Of the around 200 ABA-approved law schools the study considered, so-called “at-risk” students composed at least 25% of the entering classes last year at 74 of the schools. That’s a jump from 30 schools who admitted the same low-scoring student body profile in 2010. LSAT scores are a reliable indicator of a student’s ability to pass the bar, so a sub-150 score qualifies a student as “at-risk” to successfully attain a law license. About 37 of those schools admitted classes in 2014 where more than 50% of students had below-150 LSAT scores, according to the report — up from 9 schools in 2010.
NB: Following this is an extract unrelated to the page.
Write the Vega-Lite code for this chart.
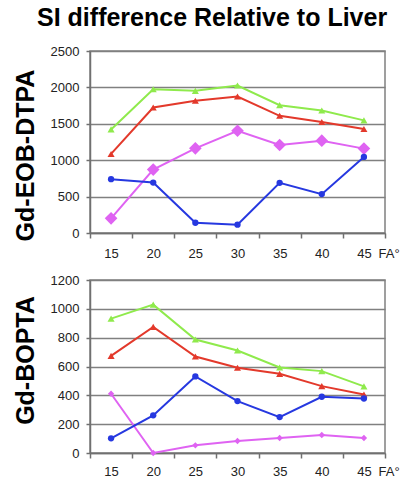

“We cannot allow an increasing number of law students to enroll in a quest that is unlikely to succeed when the stakes are so high,” the report says. “Declining LSAT scores of admitted students is the first indicator of a potential bar passage disaster that won’t be evident for three years to the students who are affected, and four years to the ABA.”

Meanwhile, those students who earned low LSAT scores often subsidize their peers who are more likely to pass the bar, since scholarships go to those who achieved high scores. Those low-scoring students are more likely to end up saddled with debt and without a law license to show for it, the report said. For the class of 2014, fewer than one in five of the 74 schools that took on so many at-risk students achieved average legal job placement rates.

Law School Transparency isn’t the only group raising alarms. In January, University of St. Thomas professor Jerome Organ found that only a third of admitted law-school students scored above 160 on the LSAT in 2013, according to CBS. In 2010, 40.8% of students cleared 160.